_Job_. Transcribe every line exactly and omit anything that is a picture.

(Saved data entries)
-- -- --
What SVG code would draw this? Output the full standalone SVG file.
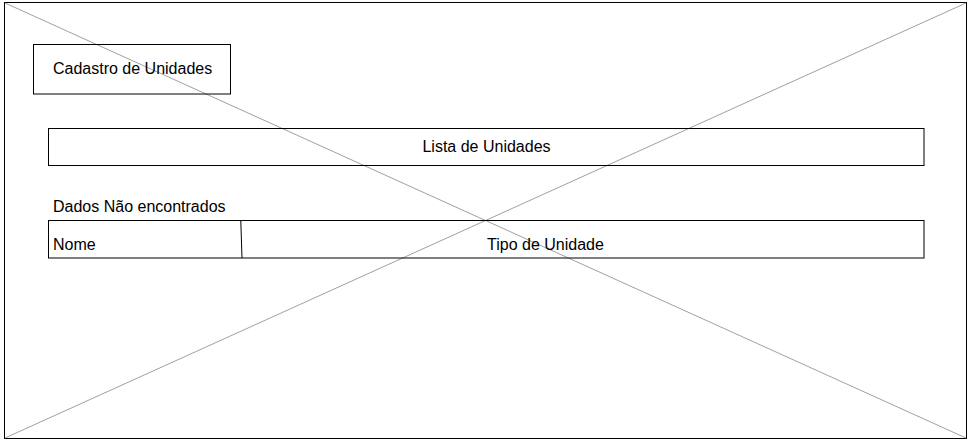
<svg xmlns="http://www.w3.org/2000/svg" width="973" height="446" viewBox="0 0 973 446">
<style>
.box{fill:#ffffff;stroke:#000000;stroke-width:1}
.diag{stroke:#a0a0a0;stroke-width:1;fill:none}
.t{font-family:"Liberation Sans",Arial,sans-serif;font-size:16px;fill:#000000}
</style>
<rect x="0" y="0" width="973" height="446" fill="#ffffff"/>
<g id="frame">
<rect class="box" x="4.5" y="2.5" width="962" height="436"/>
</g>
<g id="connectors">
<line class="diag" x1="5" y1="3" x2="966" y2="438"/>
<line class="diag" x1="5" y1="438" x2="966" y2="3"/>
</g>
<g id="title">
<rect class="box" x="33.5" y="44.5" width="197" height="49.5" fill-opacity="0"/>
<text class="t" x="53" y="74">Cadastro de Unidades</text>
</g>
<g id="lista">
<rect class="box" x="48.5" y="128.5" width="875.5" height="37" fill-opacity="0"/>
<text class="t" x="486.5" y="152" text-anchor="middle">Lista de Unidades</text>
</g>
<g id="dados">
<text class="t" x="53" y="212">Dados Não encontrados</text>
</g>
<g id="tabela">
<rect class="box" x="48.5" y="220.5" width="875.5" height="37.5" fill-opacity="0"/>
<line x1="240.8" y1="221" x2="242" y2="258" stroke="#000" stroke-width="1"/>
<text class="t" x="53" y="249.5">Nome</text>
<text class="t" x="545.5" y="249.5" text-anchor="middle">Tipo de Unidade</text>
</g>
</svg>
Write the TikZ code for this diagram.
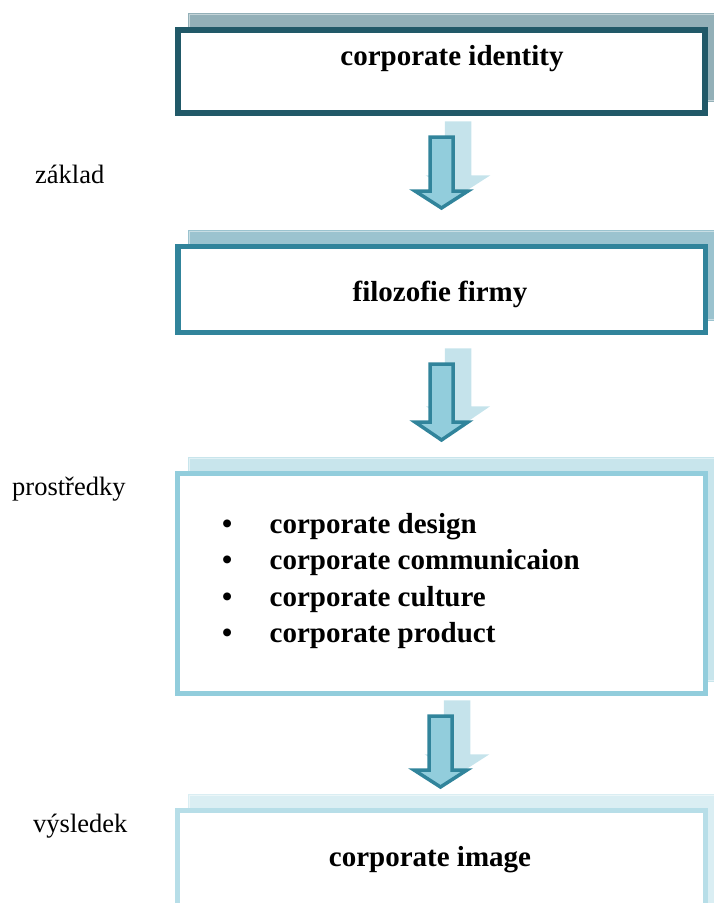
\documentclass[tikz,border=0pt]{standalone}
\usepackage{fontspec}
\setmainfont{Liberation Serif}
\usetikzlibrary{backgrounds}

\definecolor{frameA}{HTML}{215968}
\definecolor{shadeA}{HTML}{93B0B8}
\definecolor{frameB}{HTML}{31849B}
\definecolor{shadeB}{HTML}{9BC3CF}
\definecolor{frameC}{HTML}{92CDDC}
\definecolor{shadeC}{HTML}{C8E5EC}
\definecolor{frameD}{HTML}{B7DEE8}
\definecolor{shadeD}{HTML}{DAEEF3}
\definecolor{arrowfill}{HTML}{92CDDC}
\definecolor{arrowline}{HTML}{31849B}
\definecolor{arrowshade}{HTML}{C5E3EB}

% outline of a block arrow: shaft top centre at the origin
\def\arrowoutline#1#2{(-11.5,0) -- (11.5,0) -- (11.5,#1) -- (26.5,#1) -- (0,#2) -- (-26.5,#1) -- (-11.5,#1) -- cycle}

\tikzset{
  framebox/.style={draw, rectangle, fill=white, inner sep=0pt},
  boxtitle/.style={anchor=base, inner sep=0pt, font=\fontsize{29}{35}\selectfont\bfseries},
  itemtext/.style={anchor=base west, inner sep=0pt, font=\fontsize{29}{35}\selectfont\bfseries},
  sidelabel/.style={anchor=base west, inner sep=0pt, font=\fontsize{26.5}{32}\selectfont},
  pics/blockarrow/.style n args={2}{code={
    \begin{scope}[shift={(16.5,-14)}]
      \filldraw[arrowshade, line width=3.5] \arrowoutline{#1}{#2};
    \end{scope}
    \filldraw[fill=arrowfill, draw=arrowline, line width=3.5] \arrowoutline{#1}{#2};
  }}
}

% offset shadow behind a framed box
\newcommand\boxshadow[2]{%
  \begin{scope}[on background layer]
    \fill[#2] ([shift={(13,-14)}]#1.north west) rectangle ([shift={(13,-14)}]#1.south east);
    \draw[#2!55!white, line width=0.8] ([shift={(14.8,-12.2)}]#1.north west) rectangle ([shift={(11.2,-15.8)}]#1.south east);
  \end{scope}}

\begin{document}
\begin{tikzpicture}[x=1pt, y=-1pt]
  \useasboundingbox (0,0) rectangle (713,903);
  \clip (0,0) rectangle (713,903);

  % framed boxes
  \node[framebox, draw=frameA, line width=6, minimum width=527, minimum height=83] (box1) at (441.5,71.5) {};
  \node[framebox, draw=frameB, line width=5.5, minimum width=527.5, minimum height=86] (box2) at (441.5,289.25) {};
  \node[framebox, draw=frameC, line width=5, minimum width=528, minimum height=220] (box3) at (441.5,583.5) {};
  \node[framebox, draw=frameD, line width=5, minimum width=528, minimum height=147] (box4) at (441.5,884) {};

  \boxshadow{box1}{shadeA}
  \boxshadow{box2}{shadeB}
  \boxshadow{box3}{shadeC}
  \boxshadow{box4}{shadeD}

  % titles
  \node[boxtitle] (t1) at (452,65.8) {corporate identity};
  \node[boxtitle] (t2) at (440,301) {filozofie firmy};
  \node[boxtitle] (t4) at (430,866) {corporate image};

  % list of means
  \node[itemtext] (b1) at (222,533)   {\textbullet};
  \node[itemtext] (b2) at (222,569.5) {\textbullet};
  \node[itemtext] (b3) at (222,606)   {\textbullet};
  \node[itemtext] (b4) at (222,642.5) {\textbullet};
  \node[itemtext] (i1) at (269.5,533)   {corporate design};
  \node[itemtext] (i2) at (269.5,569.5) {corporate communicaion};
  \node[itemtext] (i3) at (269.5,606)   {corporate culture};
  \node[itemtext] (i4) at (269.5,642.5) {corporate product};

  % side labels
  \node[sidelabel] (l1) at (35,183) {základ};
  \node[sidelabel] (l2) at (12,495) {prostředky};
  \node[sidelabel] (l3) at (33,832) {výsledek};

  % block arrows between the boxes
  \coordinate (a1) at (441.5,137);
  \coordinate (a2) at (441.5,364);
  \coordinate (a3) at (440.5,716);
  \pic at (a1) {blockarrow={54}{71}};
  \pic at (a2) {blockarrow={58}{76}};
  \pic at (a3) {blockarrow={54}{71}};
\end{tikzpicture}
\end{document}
-- -- --
_Exercise output_.
What SVG code would draw this? Output the full standalone SVG file.
<svg xmlns="http://www.w3.org/2000/svg" width="973" height="446" viewBox="0 0 973 446">
<style>
.box{fill:#ffffff;stroke:#000000;stroke-width:1}
.diag{stroke:#a0a0a0;stroke-width:1;fill:none}
.t{font-family:"Liberation Sans",Arial,sans-serif;font-size:16px;fill:#000000}
</style>
<rect x="0" y="0" width="973" height="446" fill="#ffffff"/>
<g id="frame">
<rect class="box" x="4.5" y="2.5" width="962" height="436"/>
</g>
<g id="connectors">
<line class="diag" x1="5" y1="3" x2="966" y2="438"/>
<line class="diag" x1="5" y1="438" x2="966" y2="3"/>
</g>
<g id="title">
<rect class="box" x="33.5" y="44.5" width="197" height="49.5" fill-opacity="0"/>
<text class="t" x="53" y="74">Cadastro de Unidades</text>
</g>
<g id="lista">
<rect class="box" x="48.5" y="128.5" width="875.5" height="37" fill-opacity="0"/>
<text class="t" x="486.5" y="152" text-anchor="middle">Lista de Unidades</text>
</g>
<g id="dados">
<text class="t" x="53" y="212">Dados Não encontrados</text>
</g>
<g id="tabela">
<rect class="box" x="48.5" y="220.5" width="875.5" height="37.5" fill-opacity="0"/>
<line x1="240.8" y1="221" x2="242" y2="258" stroke="#000" stroke-width="1"/>
<text class="t" x="53" y="249.5">Nome</text>
<text class="t" x="545.5" y="249.5" text-anchor="middle">Tipo de Unidade</text>
</g>
</svg>
Write the TikZ code for this diagram.
\documentclass[tikz,border=0pt]{standalone}
\usepackage{fontspec}
\setmainfont{Liberation Serif}
\usetikzlibrary{backgrounds}

\definecolor{frameA}{HTML}{215968}
\definecolor{shadeA}{HTML}{93B0B8}
\definecolor{frameB}{HTML}{31849B}
\definecolor{shadeB}{HTML}{9BC3CF}
\definecolor{frameC}{HTML}{92CDDC}
\definecolor{shadeC}{HTML}{C8E5EC}
\definecolor{frameD}{HTML}{B7DEE8}
\definecolor{shadeD}{HTML}{DAEEF3}
\definecolor{arrowfill}{HTML}{92CDDC}
\definecolor{arrowline}{HTML}{31849B}
\definecolor{arrowshade}{HTML}{C5E3EB}

% outline of a block arrow: shaft top centre at the origin
\def\arrowoutline#1#2{(-11.5,0) -- (11.5,0) -- (11.5,#1) -- (26.5,#1) -- (0,#2) -- (-26.5,#1) -- (-11.5,#1) -- cycle}

\tikzset{
  framebox/.style={draw, rectangle, fill=white, inner sep=0pt},
  boxtitle/.style={anchor=base, inner sep=0pt, font=\fontsize{29}{35}\selectfont\bfseries},
  itemtext/.style={anchor=base west, inner sep=0pt, font=\fontsize{29}{35}\selectfont\bfseries},
  sidelabel/.style={anchor=base west, inner sep=0pt, font=\fontsize{26.5}{32}\selectfont},
  pics/blockarrow/.style n args={2}{code={
    \begin{scope}[shift={(16.5,-14)}]
      \filldraw[arrowshade, line width=3.5] \arrowoutline{#1}{#2};
    \end{scope}
    \filldraw[fill=arrowfill, draw=arrowline, line width=3.5] \arrowoutline{#1}{#2};
  }}
}

% offset shadow behind a framed box
\newcommand\boxshadow[2]{%
  \begin{scope}[on background layer]
    \fill[#2] ([shift={(13,-14)}]#1.north west) rectangle ([shift={(13,-14)}]#1.south east);
    \draw[#2!55!white, line width=0.8] ([shift={(14.8,-12.2)}]#1.north west) rectangle ([shift={(11.2,-15.8)}]#1.south east);
  \end{scope}}

\begin{document}
\begin{tikzpicture}[x=1pt, y=-1pt]
  \useasboundingbox (0,0) rectangle (713,903);
  \clip (0,0) rectangle (713,903);

  % framed boxes
  \node[framebox, draw=frameA, line width=6, minimum width=527, minimum height=83] (box1) at (441.5,71.5) {};
  \node[framebox, draw=frameB, line width=5.5, minimum width=527.5, minimum height=86] (box2) at (441.5,289.25) {};
  \node[framebox, draw=frameC, line width=5, minimum width=528, minimum height=220] (box3) at (441.5,583.5) {};
  \node[framebox, draw=frameD, line width=5, minimum width=528, minimum height=147] (box4) at (441.5,884) {};

  \boxshadow{box1}{shadeA}
  \boxshadow{box2}{shadeB}
  \boxshadow{box3}{shadeC}
  \boxshadow{box4}{shadeD}

  % titles
  \node[boxtitle] (t1) at (452,65.8) {corporate identity};
  \node[boxtitle] (t2) at (440,301) {filozofie firmy};
  \node[boxtitle] (t4) at (430,866) {corporate image};

  % list of means
  \node[itemtext] (b1) at (222,533)   {\textbullet};
  \node[itemtext] (b2) at (222,569.5) {\textbullet};
  \node[itemtext] (b3) at (222,606)   {\textbullet};
  \node[itemtext] (b4) at (222,642.5) {\textbullet};
  \node[itemtext] (i1) at (269.5,533)   {corporate design};
  \node[itemtext] (i2) at (269.5,569.5) {corporate communicaion};
  \node[itemtext] (i3) at (269.5,606)   {corporate culture};
  \node[itemtext] (i4) at (269.5,642.5) {corporate product};

  % side labels
  \node[sidelabel] (l1) at (35,183) {základ};
  \node[sidelabel] (l2) at (12,495) {prostředky};
  \node[sidelabel] (l3) at (33,832) {výsledek};

  % block arrows between the boxes
  \coordinate (a1) at (441.5,137);
  \coordinate (a2) at (441.5,364);
  \coordinate (a3) at (440.5,716);
  \pic at (a1) {blockarrow={54}{71}};
  \pic at (a2) {blockarrow={58}{76}};
  \pic at (a3) {blockarrow={54}{71}};
\end{tikzpicture}
\end{document}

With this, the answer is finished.